Wednesday, June 25, 2014

Selfish & Ungrateful

I'm breathing. That's what counts right?

Saturday was the one year since I lost someone. Someone that was so close to me we were practically the same person. One spirit sharing two bodies. I honestly feel like the better half of me is gone. The half that is kind hearted, silly, and immature. Loving, compassionate, and beautiful. I honestly feel like I have lost the most beautiful part about me.

I am constantly looking for something that is normal to me when I hurt. Of course, when I find images or other trigger objects, I cringe and force myself to keep out of the fetal position. But at least part of me is happy. A small pinhole of light pierces through the clouds and storms. That is enough for now. Yes, I am a happy individual, but this is something so much more personal. A song will come on and I realize I am not alone. I remember the memories we have had and a smile will push through. This is a different kind of happiness. Something that no one will be able to ever understand. Something our souls shared.

I was wedding dress shopping- something every girl DREAMS of. It was wonderful until this horrible feeling filled me. I couldn't shake it. I continued trying on dresses, but by this time I was more like a walking robot. I could not feel emotions. I was not excited anymore. Everyone around me was smiling and laughing, but for some reason I couldn't get myself to. Something was really wrong. I found the dress I wanted but through mutliple "Say yes to the dress, Kaitie!" 's I just couldn't say anything. I was speechless. My skin felt like it was melting off slowly. Luckily my friend jumped in, "It's the price that is making you nervous, huh?" YES. Thank you for the loop hole. I agreed, but still had the horrid feeling before. After a day with my girls and loved ones, I lay in bed. My eyes squeezed shut, letting my mind drift. But it wouldn't. What-WHAT is wrong??? A memory fills my screen. Smiles and giggles fill my being. I feel warm. I am laying by the pool, gossiping. My sister soul lays next to me. She smirks and begins talking with me. I don't know what about, that isn't what matters. I just don't want her to leave. Stay with me. Stay.
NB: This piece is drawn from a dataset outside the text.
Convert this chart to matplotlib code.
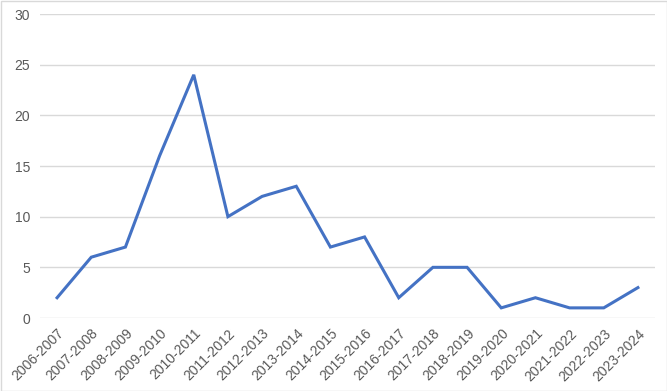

DING-DING-DING. Tears fill my eyes. My day was WRONG. It was SO WRONG. This girl was supposed to be my maid of honor. She was supposed to go with me to try on dresses. SHE was the one who was supposed to keep me giggling about things no one else would understand. Our secret language hidden by our ridiculous noises and rolling on the floor. She is supposed to be helping me plan this all out. I feel so burdened. I really am not excited right now. I just feel so numb. This isn't right. I know this is who I am supposed to marry. We share a special bond too. He is the most special person to me right now. He is so perfect. But this just isn't right.

It was planned and I am not happy about it. I know I should be. God has given me so much. I don't understand why right now. But she is gone and I am not happy. She even went in the best way for all we know. She didn't hurt. She was bundled up, so kept warm. She was dreaming and like Cody says "She went to sleep here on earth, and woke up in her father's arms."

Call me ungrateful, fine. I am. Call me selfish, check. Call me stupid, yeah I probably am. But this is just the state I am stuck in. The state I cannot dig myself out of.